Dietz, who is being held in the Clallam County jail on $1 million bail, was seated next to Unger wearing street clothes and a face mask.
Casey Sires, a firefighter/paramedic with Sequim-based Clallam County Fire District No. 3, described a chaotic scene in McGowan’s apartment unit No. 1 when he arrived with other first responders.
Sires heard a man repeatedly saying “help me” before he and another firefighter broke into the locked unit, he said.
“There was a copious amount of blood,” said Sires, the state’s first witness.
“We saw a woman behind our patient, who we knew from seeing him previously.
“She had her arms around his neck.”
Sires said he and fellow firefighter/paramedic Jack Hueter separated Dietz from McGowan before police arrived.
“She sat up and started grabbing at Ricky’s throat, and trying to stick her hands in his mouth,” Sires said on direct examination.
“She began yelling ‘I am the victim,’ over and over again.”
Sires said he found a small black knife near Dietz. He retrieved the bloody knife with a cloth and handed it to a Sequim police officer before evaluating McGowan’s injuries, he said.
McGowan used a wheelchair and a walker and was known to District 3 personnel.
“Generally, it would be intoxication, and he would fall and injure himself in different ways,” Sires said.
“Sometimes it was just helping him back into his wheelchair and getting him back into his apartment.”
McGowan’s injuries consisted of deep lacerations to the neck, Sires said.
“These were full-thickness lacerations going though skin and fatty tissue,” Sires said.

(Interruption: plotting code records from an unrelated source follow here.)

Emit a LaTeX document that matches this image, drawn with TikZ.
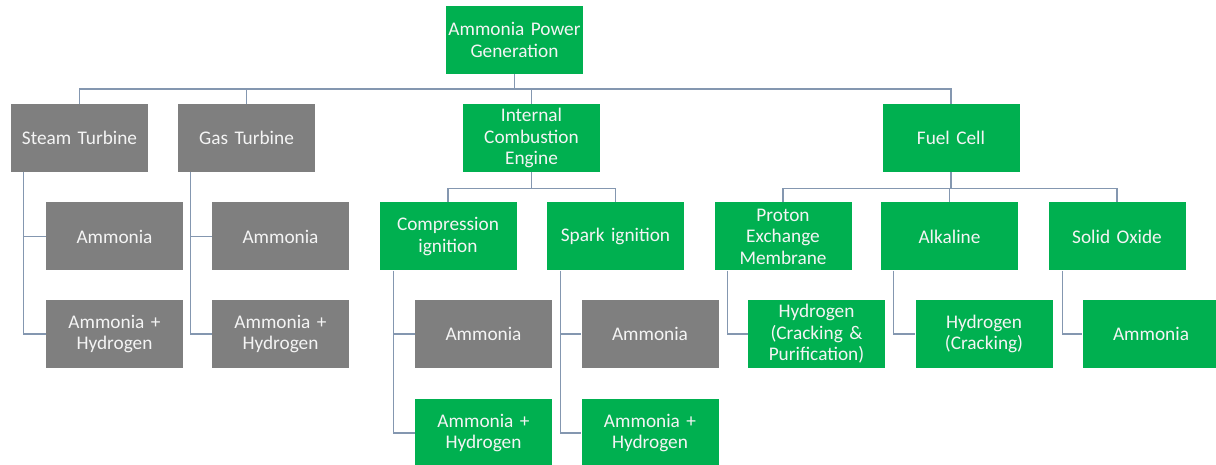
\documentclass[tikz,border=0pt]{standalone}
\usepackage{fontspec}
\setmainfont{Carlito}
\usepackage{tikz}
\usetikzlibrary{positioning}

\definecolor{boxgreen}{HTML}{00B050}
\definecolor{boxgray}{HTML}{7F7F7F}
\definecolor{linkcol}{HTML}{8497B0}
\definecolor{boxtext}{HTML}{F4F4F4}

\tikzset{
  box/.style={minimum width=137pt, minimum height=68pt, text width=135pt,
    align=center, inner sep=1pt, text=boxtext, font=\fontsize{19.3}{21.5}\selectfont},
  greenbox/.style={box, fill=boxgreen},
  graybox/.style={box, fill=boxgray},
  link/.style={draw=linkcol, line width=1.1pt}
}

\begin{document}
\begin{tikzpicture}[x=1pt,y=-1pt]
    \useasboundingbox (0,0) rectangle (1216,465);
    % top
    \node[greenbox] (root) at (514.5,40) {Ammonia Power\\Generation};
    % first level
    \node[graybox] (steam) at (79.5,138) {Steam Turbine};
    \node[graybox] (gas) at (246.5,138) {Gas Turbine};
    \node[greenbox] (ice) at (531.5,138) {Internal\\Combustion\\Engine};
    \node[greenbox] (fuel) at (951,138) {Fuel Cell};
    % turbines
    \node[graybox] (steamA) at (114.5,236.5) {Ammonia};
    \node[graybox] (steamAH) at (114.5,334) {Ammonia +\\Hydrogen};
    \node[graybox] (gasA) at (280.5,236.5) {Ammonia};
    \node[graybox] (gasAH) at (280.5,334) {Ammonia +\\Hydrogen};
    % engine
    \node[greenbox] (comp) at (448,236.5) {Compression\\ignition};
    \node[greenbox] (spark) at (615.5,236.5) {Spark ignition};
    \node[graybox] (compA) at (483.5,334) {Ammonia};
    \node[greenbox] (compAH) at (483.5,433) {Ammonia +\\Hydrogen};
    \node[graybox] (sparkA) at (650,334) {Ammonia};
    \node[greenbox] (sparkAH) at (650,433) {Ammonia +\\Hydrogen};
    % fuel cells
    \node[greenbox] (pem) at (783,236.5) {Proton\\Exchange\\Membrane};
    \node[greenbox] (alk) at (949.5,236.5) {Alkaline};
    \node[greenbox] (sofc) at (1117,236.5) {Solid Oxide};
    \node[greenbox] (pemH) at (816.5,334) {Hydrogen\\(Cracking \&\\Purification)};
    \node[greenbox] (alkH) at (984,334) {Hydrogen\\(Cracking)};
    \node[greenbox] (sofcA) at (1151,334) {Ammonia};

    % connectors
    \coordinate (bus) at (0,89);
    \draw[link] (root.south) -- (root.south |- bus);
    \draw[link] (steam.north) |- (fuel.north |- bus) -- (fuel.north);
    \draw[link] (gas.north) -- (gas.north |- bus);
    \draw[link] (ice.north) -- (ice.north |- bus);
    \draw[link] (ice.south) -- ++(0,16);
    \draw[link] (comp.north) -- ++(0,-14) -| (spark.north);
    \draw[link] (fuel.south) -- ++(0,16);
    \draw[link] (pem.north) -- ++(0,-14) -| (sofc.north);
    \draw[link] (alk.north) -- ++(0,-14);
    \draw[link] ([xshift=13pt]steam.south west) |- (steamAH.west);
    \draw[link] ([xshift=13pt]steam.south west |- steamA.west) -- (steamA.west);
    \draw[link] ([xshift=13pt]gas.south west) |- (gasAH.west);
    \draw[link] ([xshift=13pt]gas.south west |- gasA.west) -- (gasA.west);
    \draw[link] ([xshift=14pt]comp.south west) |- (compAH.west);
    \draw[link] ([xshift=14pt]comp.south west |- compA.west) -- (compA.west);
    \draw[link] ([xshift=14pt]spark.south west) |- (sparkAH.west);
    \draw[link] ([xshift=14pt]spark.south west |- sparkA.west) -- (sparkA.west);
    \draw[link] ([xshift=13pt]pem.south west) |- (pemH.west);
    \draw[link] ([xshift=13pt]alk.south west) |- (alkH.west);
    \draw[link] ([xshift=14pt]sofc.south west) |- (sofcA.west);
\end{tikzpicture}
\end{document}
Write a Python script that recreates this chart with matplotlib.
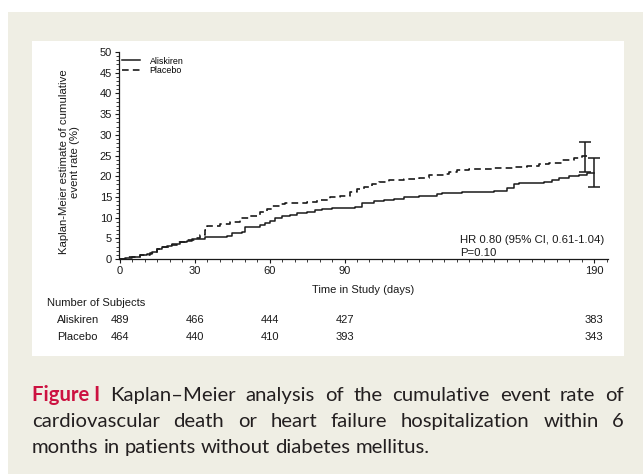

“It was kind of hard to determine whether some of them were punctures or some of them were cuts, so we were just kind of treating it worst-case scenario that they were all very, very deep.”
McGowan was airlifted to Harborview Medical Center in Seattle.
A Harborview trauma surgeon will testify that McGowan had a “lacerated jugular vein and significant blood loss, and that Ricky required significant blood transfusions to stabilize him,” Woolman said in her opening remarks.
Sequim Police Officer Devin McBride said in court papers that an upside-down cross and the word “DIE” were painted on the outside of McGowan’s apartment.
The apartment manager said the word appeared on McGowan’s door after Dietz had been released from jail six weeks earlier, and after McGowan and Dietz started a romantic relationship, according to the affidavit for probable cause.
Unger said Dietz and McGowan had become friends but were not romantically involved.
“For reasons that are unknown,” Unger said, “Ms. Dietz ended up causing injury to Mr. McGowan.”
Forensic Evaluator-Psychologist Amy Sellers of the state Department of Social and Health Services determined that Dietz did not “present with symptoms of mental illness that severely impair her ability to provide for her needs of health and safety,” according to a forensic mental health report.
Sellers said Dietz had a history of repeated trauma and was diagnosed with post-traumatic stress disorder.
Sellers said Dietz told her McGowan grabbed her crotch on the day of the assault.
Dietz had a “significant history” of childhood sexual assault, violent assault as a young adult and a pattern of violent intimate relationships, according to Sellers’ report.
Unger said she planned to call to the stand forensic psychologist Dr. Kenneth Muscatel to address whether Dietz could form an intent to assault McGowan or whether she “lashed out at an imaginary enemy” as a result of a mental disorder.
“You’re going to hear a statement from Mr. McGowan where he told the police, or the EMTs, that ‘She’s crazy. She’s crazy,’ ” Unger told the jury.
“That is what this case is about, whether or not Ms. Dietz had the mental capacity to commit this offense.”